In the 417 days since Donald Trump has been President, nary a day has gone by that I haven’t felt we are living through a scripted reality TV series, and one that might well be produced by his former TV producer partner Mark Burnett. It’s not his hiring and firing of former “Apprentice” star Omarosa Manigault-Newman as part of his White House team. Or even his firing of Secretary of State Rex Tillerson via a tweet. It’s just that the incessant conflict narrative of Trump vs. (fill-in-the-blank) doesn’t feel real. It feels like reality TV.
I’m not alone. At least one academic researcher believes Trump’s presidency is an extension of his reality TV persona. The only question is which is wagging the other?
“I strongly believe that Donald Trump would not be president if it weren’t for his being on ‘The Apprentice’ and ‘The Celebrity Apprentice,’” Shira Gabriel, associate professor of psychology at the University at Buffalo, says as part of a “parasocial” analysis released by the university’s psychology department last week.
To support their thesis, the team conducted an online survey of 521 voters and measured their current attitudes about Trump, as well as their voting behavior and their experience watching Trump’s two television shows.
Their finding: 14 seasons of “Apprentice” and “Celebrity Apprentice” have pre-conditioned voters to view Trump as a “friend” and “a calm, infallible decision-maker, who listened to others but came to his own conclusions, greatly emphasized his success.”
Viewers who developed a parasocial relationship with Trump liked him, according to Gabriel. That predicted believing many of his promises, as if trusting the word of a friend. At the same time, the study’s results suggested viewers were less likely to believe negative stories about Trump.
Interestingly, the Q Scores Company predicted as much in the run up to the 2016 Presidential election. While the company does not track political candidates or world leaders in its research, 14 years of Trump’s role on reality TV, led the company to predict that viewers’ perceptions of Trump’s TV persona could well give him the edge over HIllary Clinton at the polls, mainly because it would transfer to their view of him as a candidate.

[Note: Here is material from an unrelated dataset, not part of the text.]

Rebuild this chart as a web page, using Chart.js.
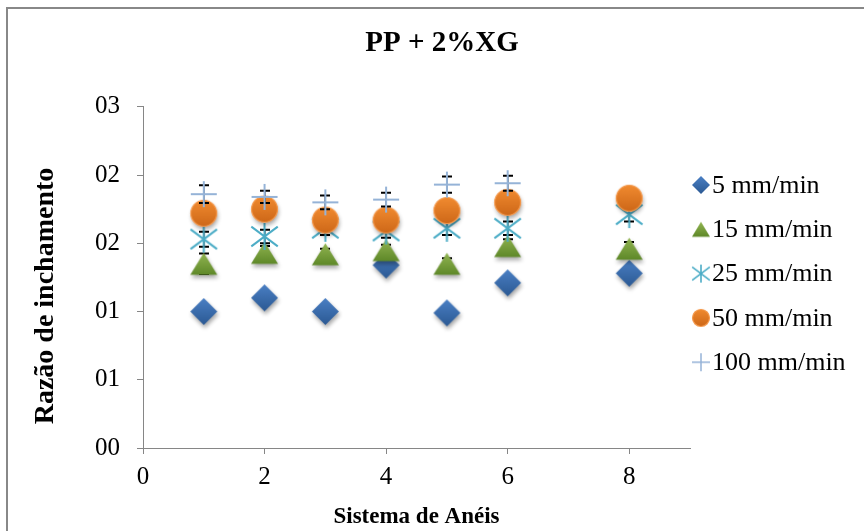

“Donald Trump is a personality people love to hate,” Henry Schafer, executive vice president of the Q Scores Company, explained in Marketing Politics Daily in September 2016.
Gabriel’s research confirms what the Q Scores showed, but my question is how has this transference of TV persona to real-world governing persona impacted the way Americans perceive Trump as an actual President? I’d like to see some research on that.